Q: It’s fascinating to see where it’s going. What do you consider to be a long-term versus a short-term contract?
Feer: Traditionally the base line contract in LNG was a 20-year, oil-linked contract, priced against Brent typically. And what you’re seeing now is contracts ranging anywhere from 2 to 20 years. But for example in 2017 the average contract length that we saw was about 6 or 7 years.
That ticked up a bit last year because of some long-term contracts in Mozambique that are going to backstop financing of a new project. But you know I think long-term is increasingly more of a 10 to 15 year contract, rather than a 20. So you’re already seeing an overall shortening of contract durations and a lot more of the 3 to 5 year contracts than you saw in the past.
Q: Is that going to have a knock on effect for the whole market in terms of investment?
Feer: It’s having an impact on financing because you’re got to satisfy the banks that you’re going to get paid. These are capital intensive projects that get paid off over 15 years, so you’ve got to put together a project that is convincing to bankers, and that includes robust contracts – so that’s having an impact.
You’re also seeing a big boost in liquidity in spot markets and shorter-term markets, because people are going in and out of the market much faster than they used to. You used to sign a twenty year contract and that was your supply, but now even utilities in Asia are in the market much more frequently than they used to be.
Q: And who is managing to take advantage of this?
Feer: Traders are. You know the big, pure traders, people like Glencore, Vetol, Gunvor, those people have really taken a significant position in the market over the past few years. They’ve actually started signing long-term supply agreements so that they can ensure that they have access to LNG, which is something that is very new, really only over the last couple of years.
A lot of the majors, people like Shell and Total for example, serve an intermediary function. They buy on twenty year contracts, and then they can chop that supply up into smaller pieces for two, or five, or seven years.
Q: It’s really interesting seeing LNG transition into a dynamic market that can move in a way that we don’t normally see in the energy market.
Feer: Well you see it in oil markets, for example. What you’re seeing is an evolution from a very staid, traditional, long-term oriented LNG market, to a much more classic, or a much more typical commoditised energy market.

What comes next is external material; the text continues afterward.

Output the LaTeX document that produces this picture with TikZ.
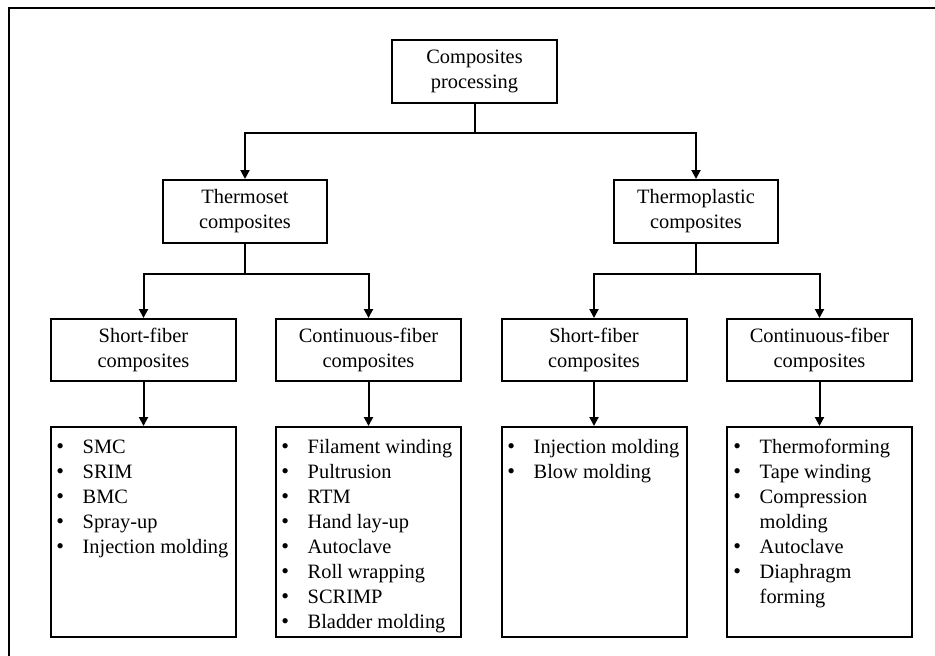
\documentclass[tikz,border=0pt]{standalone}
\usepackage{fontspec}
\setmainfont{Liberation Serif}
\usetikzlibrary{arrows.meta}
\tikzset{
  box/.style={draw, line width=1pt, inner sep=0pt, align=center,
    font=\fontsize{10.2}{12.5}\selectfont},
  hbox/.style={box, minimum width=82pt, minimum height=31.5pt},
  sbox/.style={box, minimum width=92.5pt, minimum height=31pt},
  lbox/.style={box, minimum width=92.5pt, minimum height=105pt},
  arr/.style={line width=1pt, -{Triangle[width=4.5pt,length=4.5pt]}},
  ln/.style={line width=1pt},
  listtext/.style={anchor=north west, inner sep=0pt,
    font=\fontsize{10.2}{12.5}\selectfont},
}
\newcommand{\blist}[1]{\begin{tabular}{@{}l@{\hspace{9.3pt}}l@{}}#1\end{tabular}}
\newcommand{\bul}{{\fontsize{11}{12.5}\selectfont\textbullet}}
\begin{document}
\begin{tikzpicture}[x=0.5pt,y=-0.5pt]
\useasboundingbox (0,0) rectangle (935,655);
\draw[line width=1pt] (9,660) -- (9,8) -- (940,8);

% top levels
\node[hbox, minimum width=82.5pt] (root) at (474.5,71.5) {Composites\\processing};
\node[hbox] (ts) at (245,211.5) {Thermoset\\composites};
\node[hbox] (tp) at (696,211.5) {Thermoplastic\\composites};

\node[sbox] (sf1) at (143.5,350) {Short-fiber\\composites};
\node[sbox] (cf1) at (368.5,350) {Continuous-fiber\\composites};
\node[sbox] (sf2) at (594,350) {Short-fiber\\composites};
\node[sbox] (cf2) at (819.5,350) {Continuous-fiber\\composites};

\node[lbox] (l1) at (143.5,532) {};
\node[lbox] (l2) at (368.5,532) {};
\node[lbox] (l3) at (594,532) {};
\node[lbox] (l4) at (819.5,532) {};

\node[listtext] (t1) at (56,435.5) {\blist{\bul & SMC\\ \bul & SRIM\\ \bul & BMC\\ \bul & Spray-up\\ \bul & Injection molding}};
\node[listtext] (t2) at (281,435.5) {\blist{\bul & Filament winding\\ \bul & Pultrusion\\ \bul & RTM\\ \bul & Hand lay-up\\ \bul & Autoclave\\ \bul & Roll wrapping\\ \bul & SCRIMP\\ \bul & Bladder molding}};
\node[listtext] (t3) at (507,435.5) {\blist{\bul & Injection molding\\ \bul & Blow molding}};
\node[listtext] (t4) at (733,435.5) {\blist{\bul & Thermoforming\\ \bul & Tape winding\\ \bul & Compression\\ & molding\\ \bul & Autoclave\\ \bul & Diaphragm\\ & forming}};

% connectors
\coordinate (b0) at (474.5,133);
\coordinate (b1) at (245,274);
\coordinate (b2) at (696,274);
\draw[ln] (root.south) -- (b0);
\draw[arr] (b0) -| (ts.north);
\draw[arr] (b0) -| (tp.north);
\draw[ln] (ts.south) -- (b1);
\draw[arr] (b1) -| (sf1.north);
\draw[arr] (b1) -| (cf1.north);
\draw[ln] (tp.south) -- (b2);
\draw[arr] (b2) -| (sf2.north);
\draw[arr] (b2) -| (cf2.north);
\draw[arr] (sf1.south) -- (l1.north);
\draw[arr] (cf1.south) -- (l2.north);
\draw[arr] (sf2.south) -- (l3.north);
\draw[arr] (cf2.south) -- (l4.north);
\end{tikzpicture}
\end{document}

That’s not to say that LNG is going to become like oil – the infrastructure demands are pretty significant, the kit that you need to be in the market is very expensive. So there will be differences, and you’ll still have a lot of utilities buying on a long-term basis, but you’re definitely seeing the emergence of a pretty significant percentage of the market being much more short-term, much more commoditised.
Q: What do you see the price for LNG doing?
Feer: Well, I think that’s a big piece of the puzzle that we haven’t really seen develop yet. You’ve only got one really global LNG benchmark, that’s the JKM benchmark, which is an Asian price. And what you see in other markets is still a lot of pricing against Brent, a lot of pricing against European gas hubs, the US Henry Hub gas price.
What you have is a very unconsolidated, a very fragmented pricing market. I think one of the benefits of this evolution will be the emergence of more LNG benchmarks that will allow people to avoid that basis risk.
For example, now if you’re buying on Brent but selling on JKM, that’s very disadvantageous. If you’re on the other side of that trade it’s very good for you. But those are risks that are very hard to manage right now because of that fragmentation.
Q: Who do you see as being the big importers in the future and the big exporters – who will the big players be?
Feer: Well the big importers now include China. I think they’re not going to grow nearly as fast. You saw these huge increases over the past several year, 50%, 30% increases a year on imports. That’s definitely going to slow down. You’ll still see China importing, and they’ll probably eventually overtake Japan as the largest importer.
India is quite far back in terms of the league tables, but it’s is growing. Other second tier countries include Pakistan, which has become an important importer. Bangladesh will become one, South East Asia – those are all areas that are going to grow quite quickly.
In terms of production, what you have is Russia emerging as a very strong producer, and the United States, which went from being a net importer to a significant exporter – so that’s where you see some real growth. Mozambique is another interesting story - you’ll see a lot of LNG production coming out of there over the next five or six years.
Q: Are politics playing into the LNG market at the moment?
Feer: They really are. It’s interesting because of the trade tensions between China and the United States. China yesterday more than doubled the tariffs on US LNG, so that’s going to keep US LNG out of China for the time being until the situation is resolved.
You definitely have geopolitics in terms of Russian LNG going into Europe, and going into the United States during the Winter. As the industry becomes larger and more interconnected, you definitely have global politics becoming more of a factor.
This transcript has been edited to improve readability.